Pierwsza świąteczna i pierwsza z ojcem..
-
DST
11.03km
-
Teren
1.00km
-
Czas
00:46
-
VAVG
14.39km/h
-
Sprzęt Wheeler 2600
-
Aktywność Jazda na rowerze
Środa, 25 grudnia 2013 | dodano: 25.12.2013
od chyba 40 lat. Jakoś tak się składało dotąd, że bardzo dawno nie jeździliśmy razem. Ponieważ pogoda dalej rowerowa, postanowiliśmy już wczoraj, że dziś rano jedziemy na krótką wycieczkę. Wystroiłam rano ojca w czapeczkę i kask rowerowy i pojechaliśmy.

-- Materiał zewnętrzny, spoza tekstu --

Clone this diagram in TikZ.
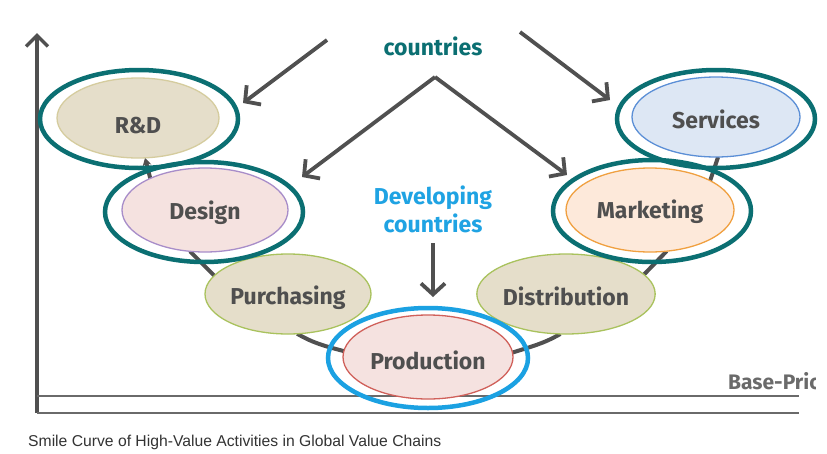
\documentclass[tikz,border=0pt]{standalone}
\usepackage{fontspec}
\setsansfont{Fira Sans}
\setmainfont{Liberation Sans}
\usetikzlibrary{shapes.geometric,arrows.meta}
\definecolor{teal1}{HTML}{0B6F72}
\definecolor{ringblue}{HTML}{1BA1E2}
\definecolor{txtgray}{HTML}{4F4F4F}
\definecolor{arrgray}{HTML}{505050}
\definecolor{beige}{HTML}{E5DECA}
\definecolor{beigeline}{HTML}{D5CC9E}
\definecolor{greenline}{HTML}{A9C25D}
\definecolor{pinkfill}{HTML}{F5E2E0}
\definecolor{purpline}{HTML}{A88DC9}
\definecolor{redline}{HTML}{D0605A}
\definecolor{orangefill}{HTML}{FDE9DA}
\definecolor{orangeline}{HTML}{F0A040}
\definecolor{bluefill}{HTML}{DDE7F4}
\definecolor{blueline}{HTML}{5B8FD6}
\definecolor{devblue}{HTML}{1FA3E3}
\definecolor{capgray}{HTML}{333333}
\definecolor{linegray}{HTML}{6A6A6A}
\newcommand\lowtxt[2]{\raisebox{-#1}[0pt][0pt]{#2}}
\pgfdeclarelayer{bg}
\pgfsetlayers{bg,main}
\tikzset{
  act/.style={ellipse, inner sep=0pt, outer sep=0pt, line width=1.3pt, text=txtgray,
    font=\sffamily\bfseries\fontsize{23}{26}\selectfont},
  ring/.style={ellipse, inner sep=0pt, outer sep=0pt, line width=4.5pt, draw=teal1},
  bigarrow/.style={draw=arrgray, line width=3.8pt, -{Straight Barb[length=11pt,width=24pt,line width=3.8pt]}},
  smile/.style={draw=arrgray, line width=4pt},
  heading/.style={font=\sffamily\bfseries\fontsize{23}{28}\selectfont, align=center},
}
\begin{document}
\begin{tikzpicture}[x=1pt,y=-1pt]
\useasboundingbox (0,0) rectangle (827,453);
\begin{pgfonlayer}{bg}
\fill[white] (0,0) rectangle (827,453);
\end{pgfonlayer}

% axes
\draw[draw=arrgray, line width=3.5pt, line join=miter, -{Straight Barb[length=11pt,width=22pt,line width=3.5pt]}] (37,413) -- (37,33);
\coordinate (axO) at (37,413);
\coordinate (axE) at (799,413);
\coordinate (bpO) at (37,396);
\coordinate (bpE) at (799,396);
\draw[draw=linegray, line width=2pt] (axO) -- (axE);
\draw[draw=linegray, line width=2pt] (bpO) -- (bpE);
\begin{scope}
\clip (700,360) rectangle (815,400);
\node[anchor=base west, text=linegray, font=\sffamily\bfseries\fontsize{21}{24}\selectfont, inner sep=0pt] (bp) at (728,389) {Base-Price};
\end{scope}

% activities
\node[act, fill=beige, draw=beigeline, minimum width=162pt, minimum height=80pt] (rd) at (138,118) {\lowtxt{15pt}{R\&D}};
\node[act, fill=pinkfill, draw=purpline, minimum width=166pt, minimum height=84pt] (design) at (205,210) {\lowtxt{9pt}{Design}};
\node[act, fill=beige, draw=greenline, minimum width=166pt, minimum height=80pt] (purch) at (288,294) {\lowtxt{10pt}{Purchasing}};
\node[act, fill=pinkfill, draw=redline, minimum width=170pt, minimum height=84pt] (prod) at (428,357) {\lowtxt{12pt}{Production}};
\node[act, fill=beige, draw=greenline, minimum width=166pt, minimum height=80pt] (dist) at (566,294) {\lowtxt{11pt}{Distribution}};
\node[act, fill=orangefill, draw=orangeline, minimum width=168pt, minimum height=84pt] (mkt) at (650,210) {\lowtxt{8pt}{Marketing}};
\node[act, fill=bluefill, draw=blueline, minimum width=168pt, minimum height=80pt] (srv) at (716,117) {\lowtxt{11pt}{Services}};

% rings
\node[ring, minimum width=198pt, minimum height=98pt] (rdring) at (139,119) {};
\node[ring, minimum width=198pt, minimum height=100pt] (designring) at (204,212) {};
\node[ring, minimum width=198pt, minimum height=102pt] (mktring) at (652,211) {};
\node[ring, minimum width=198pt, minimum height=98pt] (srvring) at (716,119) {};
\node[ring, draw=ringblue, minimum width=200pt, minimum height=100pt] (prodring) at (428,358) {};

% smile curve
\begin{pgfonlayer}{bg}
\draw[smile, -{Stealth[length=8pt,width=9pt]}] (design.150) -- (rd.280);
\draw[smile] (design.250) -- (purch.166);
\draw[smile] (purch.283) to[out=-30,in=165] (prod.176);
\draw[smile] (prod.3) to[out=18,in=-150] (dist.262);
\draw[smile] (dist.14) -- (mkt.292);
\draw[smile] (mkt.26) -- (srv.273);
\end{pgfonlayer}

% headings
\node[heading, text=teal1] (dev) at (433,46) {countries};
\node[heading, text=devblue] (dvg) at (433,209) {Developing\\countries};

% arrows
\coordinate (a1s) at (327,40);
\coordinate (a1e) at (243,103);
\coordinate (a2s) at (520,32);
\coordinate (a2e) at (610,100);
\coordinate (apex) at (435,77);
\coordinate (a3e) at (302,177);
\coordinate (a4e) at (567,175);
\coordinate (a5s) at (433,243);
\coordinate (a5e) at (433,297);
\draw[bigarrow] (a1s) -- (a1e);
\draw[bigarrow] (a2s) -- (a2e);
\draw[bigarrow] (apex) -- (a3e);
\draw[bigarrow] (apex) -- (a4e);
\draw[bigarrow] (a5s) -- (a5e);

% caption
\node[anchor=base west, inner sep=0pt, text=capgray, font=\rmfamily\fontsize{15.7}{18}\selectfont] (cap) at (28,446) {Smile Curve of High-Value Activities in Global Value Chains};
\end{tikzpicture}
\end{document}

Był to raczej spacer, bo ojciec ma już swoje lata ( prawie 80), w dodatku jechał na rowerze mojego ślubnego. Po drodze krzyczał do mnie co jakiś czas, że jadę za szybko, więc zwalniałam. Przejechaliśmy kawałeczek, ale dobre i to. Ojciec to wprawiony od lat rowerzysta. A ja mam to po tatusiu..:)
komentarze
DaruS | 11:56 środa, 25 grudnia 2013 | linkuj
Gratuluję taty. Mnie w rower wprowadziła Babcia. Kiedy byłem dzieckiem co wakacje robiliśmy ładne setki kilometrów po jej okolicach, teraz niestety babcia już na rower ze strachu przed upadkiem nie wsiada. Pozdrawiam i życzę wszystkiego dobrego.